Railroads still lease locomotives from outher railroads mostley for a short time untill the outher road eather buys a 2ed hand locomotive or gets there back in service. You'll see this practice being done mostley on short lines and some regionals.

Wide Cabs became standered in the U.S. in the early 90's even thow they were being used long befor that in the mid 70's on Canadian railroads.
Wide cabs were found to be safer than narrow cabs which offer little protection in accdents. Norfolk Southern even after the Southern and N&W Merger was the only road still ordering units with both high short hoods and narrow cabs untill both EMD and GE stoped makeing them in the 90's.

 #331506  by conrail_engineer
 
A few addendums:

Virtually ALL locomotives today are leased; the exceptions being units twenty-plus years old, which are owned outright by their operating railroad companies. Reason being it's not practical, from a business/liquidity standpoint, for a railroad to come up with the enormous purchase price for a new unit.

Those, are ones leased to the roads long-term.
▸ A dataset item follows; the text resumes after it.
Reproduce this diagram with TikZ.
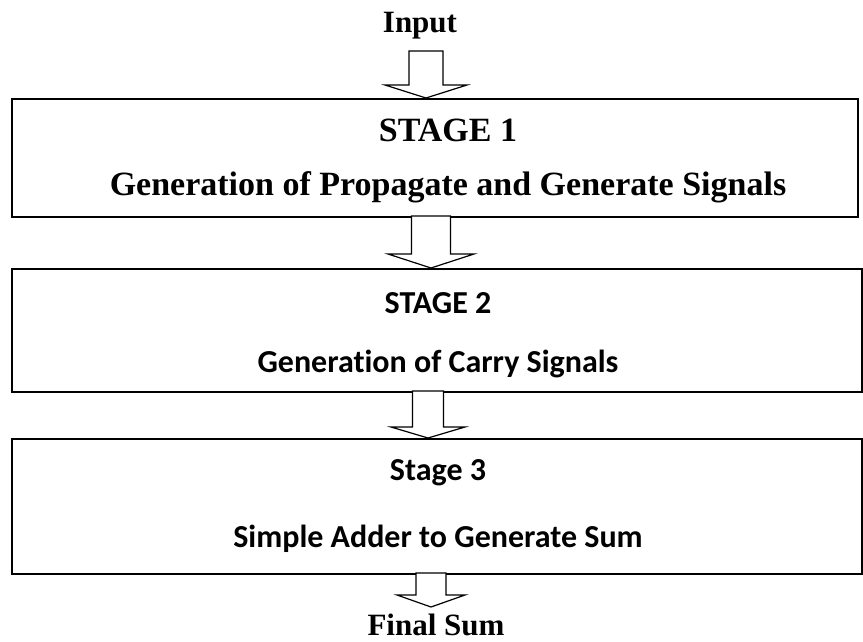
\documentclass[tikz,border=0pt]{standalone}
\usepackage{fontspec}
\setmainfont{Liberation Serif}
\newfontfamily\calibri[Ligatures=NoCommon]{Carlito}
\begin{document}
\begin{tikzpicture}[x=1pt,y=-1pt,
  stagebox/.style={draw=black,line width=2pt,fill=white,inner sep=0pt,anchor=north west},
  tnr/.style={font=\fontsize{34}{40}\selectfont\bfseries,anchor=base,inner sep=0pt},
  tnrs/.style={font=\fontsize{31}{37}\selectfont\bfseries,anchor=base,inner sep=0pt},
  cal/.style={font=\fontsize{32}{38}\selectfont\calibri\bfseries,anchor=base,inner sep=0pt},
  arrline/.style={draw=black,line width=1.2pt,fill=white,line join=miter},
  pics/blockarrow/.style n args={4}{code={
    \draw[arrline] (-#1,0) -- (-#1,#3) -- (-#2,#3) -- (0,#3+#4) -- (#2,#3) -- (#1,#3) -- (#1,0) -- cycle;
  }}]
\useasboundingbox (0,0) rectangle (863,641);
% boxes
\node[stagebox,minimum width=846pt,minimum height=118pt] (s1) at (11,98) {};
\node[stagebox,minimum width=850pt,minimum height=123pt] (s2) at (11,268) {};
\node[stagebox,minimum width=850pt,minimum height=135pt] (s3) at (11,438) {};
% texts
\node[tnrs] (in) at (420,32) {Input};
\node[tnr] (s1a) at (448,141) {STAGE 1};
\node[tnr] (s1b) at (448,195) {Generation of Propagate and Generate Signals};
\node[cal] (s2a) at (438,313) {STAGE 2};
\node[cal] (s2b) at (438,372) {Generation of Carry Signals};
\node[cal] (s3a) at (438,480) {Stage 3};
\node[cal] (s3b) at (438,547) {Simple Adder to Generate Sum};
\node[tnrs] (fs) at (436,635) {Final Sum};
% block arrows
\coordinate (a0) at (426,51);
\coordinate (a1) at (431,216);
\coordinate (a2) at (428,391);
\coordinate (a3) at (431,573);
\pic at (a0) {blockarrow={17}{41}{34}{13}};
\pic at (a1) {blockarrow={19.5}{43}{38}{14}};
\pic at (a2) {blockarrow={15.5}{37}{36}{11}};
\pic at (a3) {blockarrow={15}{34}{22}{12}};
\end{tikzpicture}
\end{document}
They are shipped in the operating road's colors and counted as part of its locomotive fleet.

The older leased units, the "Rent-A-Wreck" HLCX or FURX or CEFX units, are run by CSX (and some other roads) as a cost-saving way to get interim power. They are under short-term lease agreements - apparently there is some tax savings in obtaining power this way. Certainly they are neither very economical nor very reliable...and NOT very powerful. The leasing companies obtain them as cast-offs from mostly the Western roads, the UP or the BNSF...and they're pretty much worn out by the time they are sent out as leases.

There are a few widebody Rent-A-Wrecks, mostly old Conrail or LMS units. Not many.

The Canadian widebodies don't have much relation to the current offerings beyond the concept. Old EMD and GE widebodies from Canada (they're serviced at CSX's Frontier Yard) are identical; apparently they were built to Canadian governmental specs. Nor are they any more quiet inside than conventionals of the era.

The oldest widebodies I've seen were GEs dating to 1989. The last conventional-cab order, I believe, was the Conrail/NS EMD SD-70 order, shipped in kit form to Conrail's Junita shops, and assembled with conventional cabs. Those were the 2500 series, built 1999.